## What is asked
Your task is to repeat the lines from the line with "Convert this chart to React, TypeScript" to the line with "const ref = useRef<HTMLCanvasElement", both ends included, and nothing else. Pictures stay out of the copy.
··· Raw records ···
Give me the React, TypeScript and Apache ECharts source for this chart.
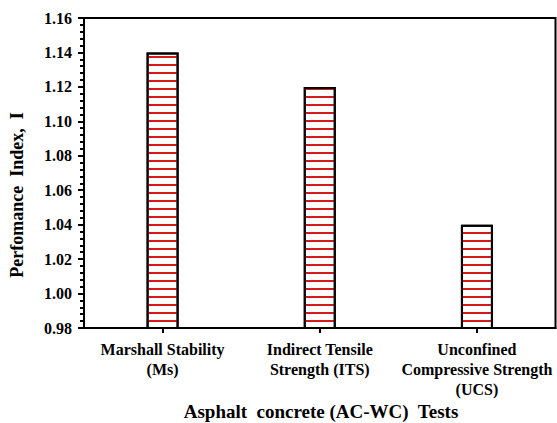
import React, { useEffect, useRef } from "react";
import * as echarts from "echarts";

const categories = [
  "Marshall Stability\n(Ms)",
  "Indirect Tensile\nStrength (ITS)",
  "Unconfined\nCompressive Strength\n(UCS)",
];
const values = [1.14, 1.12, 1.04];
const yMin = 0.98;
const yMax = 1.16;
const yInterval = 0.02;
const xTitle = "Asphalt  concrete (AC-WC)  Tests";
const yTitle = "Perfomance  Index,  I";

const FONT = "'Liberation Serif', 'Times New Roman', serif";

export default function App() {
  const ref = useRef<HTMLDivElement>(null);
  useEffect(() => {
    if (!ref.current) return;
    const chart = echarts.init(ref.current, null, { renderer: "svg" });
    chart.setOption({
      animation: false,
      backgroundColor: "#ffffff",
      grid: {
        left: 84,
        right: 1.5,
        top: 18,
        bottom: 95,
        show: true,
        borderColor: "#000",
        borderWidth: 2,
        containLabel: false,
      },
      xAxis: {
        type: "category",
        data: categories,
        axisLine: { show: true, lineStyle: { color: "#000", width: 2 } },
        axisTick: { show: true, alignWithLabel: true, length: 5, lineStyle: { color: "#000", width: 2 } },
        axisLabel: {
          interval: 0,
          margin: 11,
          color: "#000",
          fontFamily: FONT,
          fontWeight: "bold",
          fontSize: 16,
          lineHeight: 20,
        },
        splitLine: { show: false },
      },
      yAxis: {
        type: "value",
        min: yMin,
        max: yMax,
        interval: yInterval,
        axisLine: { show: true, lineStyle: { color: "#000", width: 2 } },
        axisTick: { show: true, length: 6, lineStyle: { color: "#000", width: 2 } },
        minorTick: { show: true, splitNumber: 5, length: 4, lineStyle: { color: "#000", width: 2 } },
        splitLine: { show: false },
        axisLabel: {
          margin: 12,
          color: "#000",
          fontFamily: FONT,
          fontWeight: "bold",
          fontSize: 16,
          formatter: (v: number) => v.toFixed(2),
        },
      },
      series: [
        {
          type: "bar",
          data: values,
          barWidth: 32,
          itemStyle: {
            color: "#ffffff",
            borderColor: "#000",
            borderWidth: 2,
            decal: {
              symbol: "rect",
              symbolSize: 1,
              dashArrayX: [1, 0],
              dashArrayY: [2, 5.4],
              rotation: 0,
              color: "#d41a1a",
            },
          },
        },
      ],
      graphic: [
        {
          type: "text",
          x: 17,
          y: 195,
          rotation: Math.PI / 2,
          style: {
            text: yTitle,
            fill: "#000",
            font: `bold 18px ${FONT}`,
            textAlign: "center",
            textVerticalAlign: "middle",
          },
        },
        {
          type: "text",
          x: 321,
          y: 411,
          style: {
            text: xTitle,
            fill: "#000",
            font: `bold 19px ${FONT}`,
            textAlign: "center",
            textVerticalAlign: "middle",
          },
        },
      ],
    });
    return () => chart.dispose();
  }, []);
  return (
    <div
      ref={ref}
      style={{ position: "fixed", left: 0, top: 0, width: 557, height: 423 }}
    />
  );
}
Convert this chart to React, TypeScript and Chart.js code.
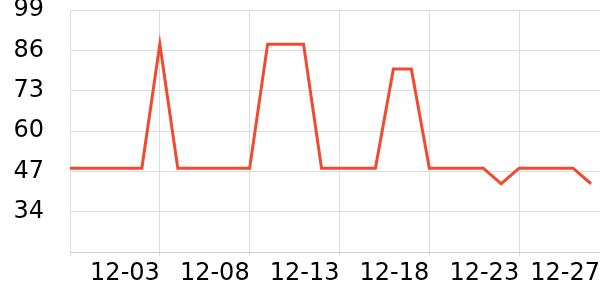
import React, { useEffect, useRef } from 'react';
import { Chart, registerables } from 'chart.js';

Chart.register(...registerables);

const dates = [
  '11-28', '11-29', '11-30', '12-01', '12-02', '12-03', '12-04', '12-05', '12-06', '12-07',
  '12-08', '12-09', '12-10', '12-11', '12-12', '12-13', '12-14', '12-15', '12-16', '12-17',
  '12-18', '12-19', '12-20', '12-21', '12-22', '12-23', '12-24', '12-25', '12-26', '12-27',
];
const values = [
  48, 48, 48, 48, 48, 88, 48, 48, 48, 48,
  48, 88, 88, 88, 48, 48, 48, 48, 80, 80,
  48, 48, 48, 48, 43, 48, 48, 48, 48, 43,
];
const yTicks = [21, 34, 47, 60, 73, 86, 99];
const xTickDates = ['11-28', '12-03', '12-08', '12-13', '12-18', '12-23'];
const endLabel = '12-27';

const FONT = 'DejaVu Sans';

export default function App() {
  const ref = useRef<HTMLCanvasElement | null>(null);

  useEffect(() => {
    document.body.style.margin = '0';
    const canvas = ref.current;
    if (!canvas) return;
    const xMax = dates.length - 0.5;
    const tickDefs = xTickDates.map((d, i) => ({ value: dates.indexOf(d), label: i === 0 ? '' : d }));
    tickDefs.push({ value: xMax, label: endLabel });

    const chart = new Chart(canvas, {
      type: 'line',
      data: {
        datasets: [
          {
            data: values.map((v, i) => ({ x: i, y: v })),
            borderColor: '#f04b2f',
            backgroundColor: '#f04b2f',
            borderWidth: 3,
            pointRadius: 0,
            tension: 0,
            fill: false,
          },
        ],
      },
      options: {
        animation: false,
        responsive: false,
        maintainAspectRatio: false,
        layout: { padding: { top: 10, left: 0, right: 0, bottom: 0 } },
        plugins: { legend: { display: false }, tooltip: { enabled: false } },
        scales: {
          x: {
            type: 'linear',
            min: 0,
            max: xMax,
            afterBuildTicks: (s: any) => {
              s.ticks = tickDefs.map((t) => ({ value: t.value }));
            },
            afterFit: (s: any) => {
              s.height = 48;
              s.paddingLeft = 0;
              s.paddingRight = 0;
            },
            grid: {
              color: (ctx: any) => (ctx.tick && ctx.tick.value === xMax ? 'rgba(0,0,0,0)' : '#dddddd'),
              lineWidth: 1,
              tickLength: 4,
              drawTicks: true,
            },
            border: { color: '#cccccc', width: 1 },
            ticks: {
              autoSkip: false,
              maxRotation: 0,
              align: 'end',
              padding: 3,
              color: '#000',
              font: { family: FONT, size: 24 },
              callback: (v: any) => {
                const t = tickDefs.find((d) => d.value === v);
                return t ? t.label : '';
              },
            },
          },
          y: {
            type: 'linear',
            min: yTicks[0],
            max: yTicks[yTicks.length - 1],
            afterBuildTicks: (s: any) => {
              s.ticks = yTicks.map((v) => ({ value: v }));
            },
            afterFit: (s: any) => {
              s.width = 70;
              s.paddingTop = 0;
              s.paddingBottom = 0;
            },
            grid: { color: '#dddddd', lineWidth: 1, drawTicks: false },
            border: { color: '#dddddd', width: 1 },
            ticks: {
              padding: 26,
              color: '#000',
              font: { family: FONT, size: 24, lineHeight: 1 },
              callback: (v: any) => (v === yTicks[0] ? '' : String(v)),
            },
          },
        },
      },
    });
    return () => chart.destroy();
  }, []);

  return (
    <div style={{ width: 600, height: 300 }}>
      <canvas ref={ref} width={600} height={300} style={{ display: 'block' }} />
    </div>
  );
}
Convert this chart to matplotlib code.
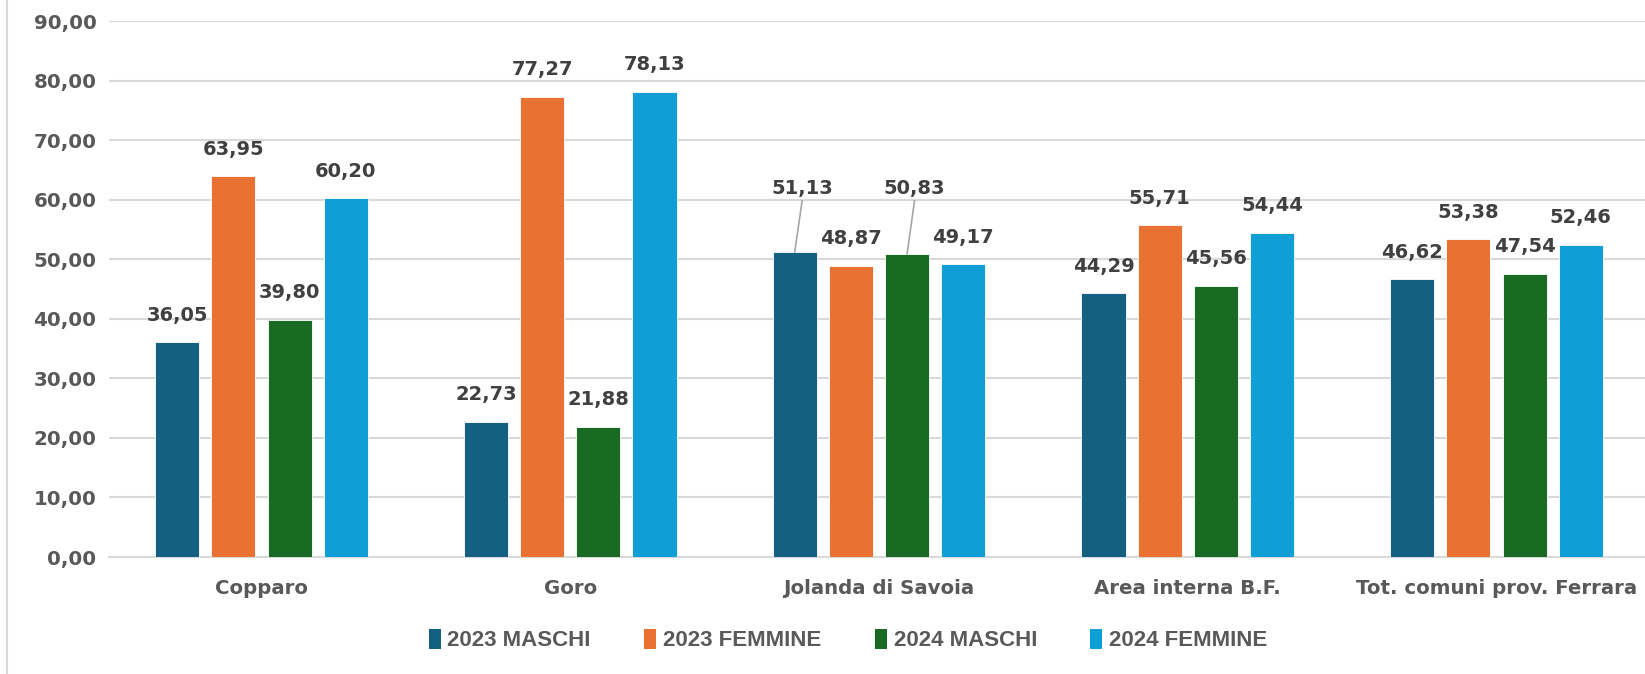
···
## Exercise output
Convert this chart to React, TypeScript and Chart.js code.
import React, { useEffect, useRef } from 'react';
import { Chart, registerables } from 'chart.js';

Chart.register(...registerables);

const dates = [
  '11-28', '11-29', '11-30', '12-01', '12-02', '12-03', '12-04', '12-05', '12-06', '12-07',
  '12-08', '12-09', '12-10', '12-11', '12-12', '12-13', '12-14', '12-15', '12-16', '12-17',
  '12-18', '12-19', '12-20', '12-21', '12-22', '12-23', '12-24', '12-25', '12-26', '12-27',
];
const values = [
  48, 48, 48, 48, 48, 88, 48, 48, 48, 48,
  48, 88, 88, 88, 48, 48, 48, 48, 80, 80,
  48, 48, 48, 48, 43, 48, 48, 48, 48, 43,
];
const yTicks = [21, 34, 47, 60, 73, 86, 99];
const xTickDates = ['11-28', '12-03', '12-08', '12-13', '12-18', '12-23'];
const endLabel = '12-27';

const FONT = 'DejaVu Sans';

export default function App() {
  const ref = useRef<HTMLCanvasElement | null>(null);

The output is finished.